Twitter にだらだら書いてもいいのですがこちらで。
概要
- 進捗報告
- 要望とか
- 今後
1. 進捗報告
まず,この blackmagic-downmixed-workaround
ですが,ほぼすべきことはやり切ったと思っています。今後はバグや個別対応になるかと思います。詳細について,今から説明します。
1) ハードウェアのマルチチャンネルの検出
そもそもですが,Decklink はもともと業務用途で,それをコンシューマー向けに降ろしたのが Intensity です。そもそもとして,コンシューマー向けではないので,マルチチャンネル対応は 2, 8, 16ch がベースとなっています。つまり何が言いたいのかというと,このハードウェアは収録してあとで音声ミキシングをする前提になっているわけですね。
しかし,我々コンシューマーは 6ch をそのまま一般的な 5.1/7.1ch 音声の入力として使いたいと思ってる人がほとんどでしょう。そして私もその考えに基づき今回は実装しています。
HDMI 2.0 以前では HDMI では最大 8ch の音声ストリームしか流すことができません(上記に 16ch とありますが,これは業務用の SDI 向けです)。HDMI 2.0 でこそ,32ch の音声ストリームが流せるようになったものの,現状,HDMI 2.0 対応のキャプボなんてありません。
2) HDMI と PCM (WAVE) のマルチチャンネルの差異
次に,HDMI の音声仕様です。FL+FR+LFE+FC+…
となっています。PCM (WAVE) の通常の並びは FL+FR+FC+LFE+…
*1 です。つまり,これを並び変えないとだめですね。
もしかしたら並び変えずに ffmpeg にオーダーを指示する方法もあるかもしれませんが,既存のシステムを弄り回さないといけないのでやめました。
3) Intensity Shuttle for Thunderbolt の謎の仕様。
HDMI の音声入力が 8ch 対応なはずなのに,そうではないと返す。ハードコードで対応。
2. 要望とか
キャプボの用途上,ゲーム以外に使うことはほぼ 0 だと思っています。つまり,3.1ch,4.1ch,6.1ch はいらないと思っているんですね。ゲーム機は 7.1ch か 5.1ch (実際は 7ch, 5ch で LFE は流れてないんですけどね) のどちらかしかないと思うので。

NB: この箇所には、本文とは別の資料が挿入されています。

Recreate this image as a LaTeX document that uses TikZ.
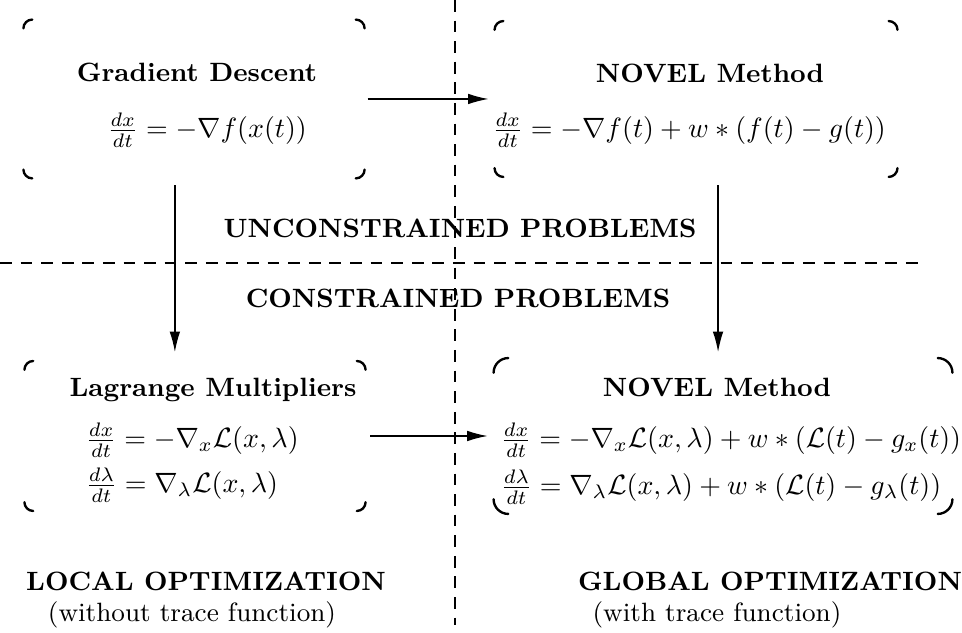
\documentclass[tikz,border=0pt]{standalone}
\usepackage{amsmath,amssymb}
\usetikzlibrary{arrows.meta,positioning,calc}
% the four rounded corner marks of a box node
\newcommand\boxcorners[2][3pt]{%
  \draw[corner] ([yshift=-#1]#2.north west) arc[start angle=180, end angle=90, radius=#1];
  \draw[corner] ([xshift=-#1]#2.north east) arc[start angle=90, end angle=0, radius=#1];
  \draw[corner] ([yshift=#1]#2.south east) arc[start angle=0, end angle=-90, radius=#1];
  \draw[corner] ([xshift=#1]#2.south west) arc[start angle=270, end angle=180, radius=#1];
}
% equations a little smaller than the text
\newcommand\eqtext[1]{\scalebox{0.95}{$#1$}}
\begin{document}
\begin{tikzpicture}[x=0.34pt, y=0.34pt,
  box/.style={inner sep=0pt, outer sep=0pt},
  corner/.style={line width=0.8pt, line cap=round},
  title/.style={font=\fontsize{9}{11}\selectfont\bfseries},
  note/.style={font=\fontsize{9}{11}\selectfont},
  eqn/.style={inner sep=0pt},
  flow/.style={line width=0.5pt, -{Latex[length=7pt, width=3.6pt]}},
  divider/.style={line width=0.4pt, dash pattern=on 4pt off 3pt}]
\useasboundingbox (0,0) rectangle (962,633);
% dividers
\coordinate (vtop) at (455,633);
\coordinate (vbot) at (455,8);
\coordinate (hleft) at (0,370);
\coordinate (hright) at (922,370);
\draw[divider] (vtop) -- (vbot);
\draw[divider] (hleft) -- (hright);
% boxes
\node[box, minimum width=116pt, minimum height=54pt] (gd) at (194,534) {};
\node[box, minimum width=137pt, minimum height=53pt] (nv) at (696,534) {};
\node[box, minimum width=116pt, minimum height=51pt] (lm) at (195,197) {};
\node[box, minimum width=156pt, minimum height=53pt] (nvc) at (723,197) {};
\boxcorners{gd}
\boxcorners{nv}
\boxcorners{lm}
\boxcorners[5pt]{nvc}
% unconstrained
\node[title] (gdt) at (197,561) {Gradient Descent};
\node[eqn] (gdf) at (207,503) {\eqtext{\frac{dx}{dt} = -\nabla f(x(t))}};
\node[title] (nvt) at (710,560) {NOVEL Method};
\node[eqn] (nvf) at (689,503) {\eqtext{\frac{dx}{dt} = -\nabla f(t) + w*(f(t)-g(t))}};
% problem classes
\node[title] (unc) at (460,405) {UNCONSTRAINED PROBLEMS};
\node[title] (con) at (458,335) {CONSTRAINED PROBLEMS};
% constrained
\node[title] (lmt) at (213,243) {Lagrange Multipliers};
\node[eqn, anchor=west] (lmx) at (85,193) {\eqtext{\frac{dx}{dt} = -\nabla_x\mathcal{L}(x,\lambda)}};
\node[eqn, anchor=west] (lml) at (85,148) {\eqtext{\frac{d\lambda}{dt} = \nabla_\lambda\mathcal{L}(x,\lambda)}};
\node[title] (nvct) at (717,246) {NOVEL Method};
\node[eqn, anchor=west] (nvcx) at (500,193) {\eqtext{\frac{dx}{dt} = -\nabla_x\mathcal{L}(x,\lambda) + w*(\mathcal{L}(t)-g_x(t))}};
\node[eqn, anchor=west] (nvcl) at (500,146) {\eqtext{\frac{d\lambda}{dt} = \nabla_\lambda\mathcal{L}(x,\lambda) + w*(\mathcal{L}(t)-g_\lambda(t))}};
% arrows
\draw[flow, shorten <=1pt, shorten >=2pt] (gd.east) -- (nv.west);
\draw[flow, shorten <=1.5pt, shorten >=2pt] (lm.east) -- (nvc.west);
\draw[flow, shorten <=2.4pt, shorten >=3pt] ([xshift=-6.5pt]gd.south) -- ([xshift=-6.5pt]gd.south |- lm.north);
\draw[flow, shorten <=2.8pt, shorten >=2pt] ([xshift=7.5pt]nv.south) -- ([xshift=7.5pt]nv.south |- nvc.north);
% bottom labels
\node[title] (loc) at (206,52) {LOCAL OPTIMIZATION};
\node[note] (locn) at (192,18) {(without trace function)};
\node[title] (glo) at (770,52) {GLOBAL OPTIMIZATION};
\node[note] (glon) at (717,18) {(with trace function)};
\end{tikzpicture}
\end{document}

まあ,このあたりの要望は Twitter で飛ばしてくれればやります。簡単なので。簡単だけどやらないのは,コードが無駄に増えるだけだからですw
3. 今後
自分自身いろいろ悩んでるのですが,Windows on AArch64 とか 2020年には普通になってると思ってて,じゃあ OBS Studio も AArch64 とか考えていかなきゃならん時期も来ると思うし,macOS では Metal API 使ってコンポジションするとか,考えられる選択肢っていっぱいあると思うんですね。
じゃあ何をしようかな,って。やっぱ,正しい色を出せるような改良をしていくべきなのかな,って思ったりします(メインコミッターは結構色に疎いイメージなんだが…)。
以下ポエム。
よく正しい色は期待しないとか言われているじゃないですか。Windows には。いや,そもそも 100% 同じ色を再現できる環境なんてコンシューマーに作れないわけで,それなりに再現できてればいいんですよ。0 か 100 かみたいな人いるけど,私はそうじゃなくて,50 ぐらいを求められるようにして行きたいんですね。つまり,世の中普通の人がこの画面はなんか色が違うな? みたいなおかしなことにならなければいいんですよ。現におかしい色の放送をちょいちょい見かけるわけで。テクノロジー的にはデフォルトの設定を変えるだけでこういう誤りの 90% はなくせると思うんですよね。
はい,まあそんな感じで,自分も何しようか悩んでます。OBS Studio を触れた以上,やりたいことはやっていきたい。そして本家にフィードバックしていきたい,そんな感じです。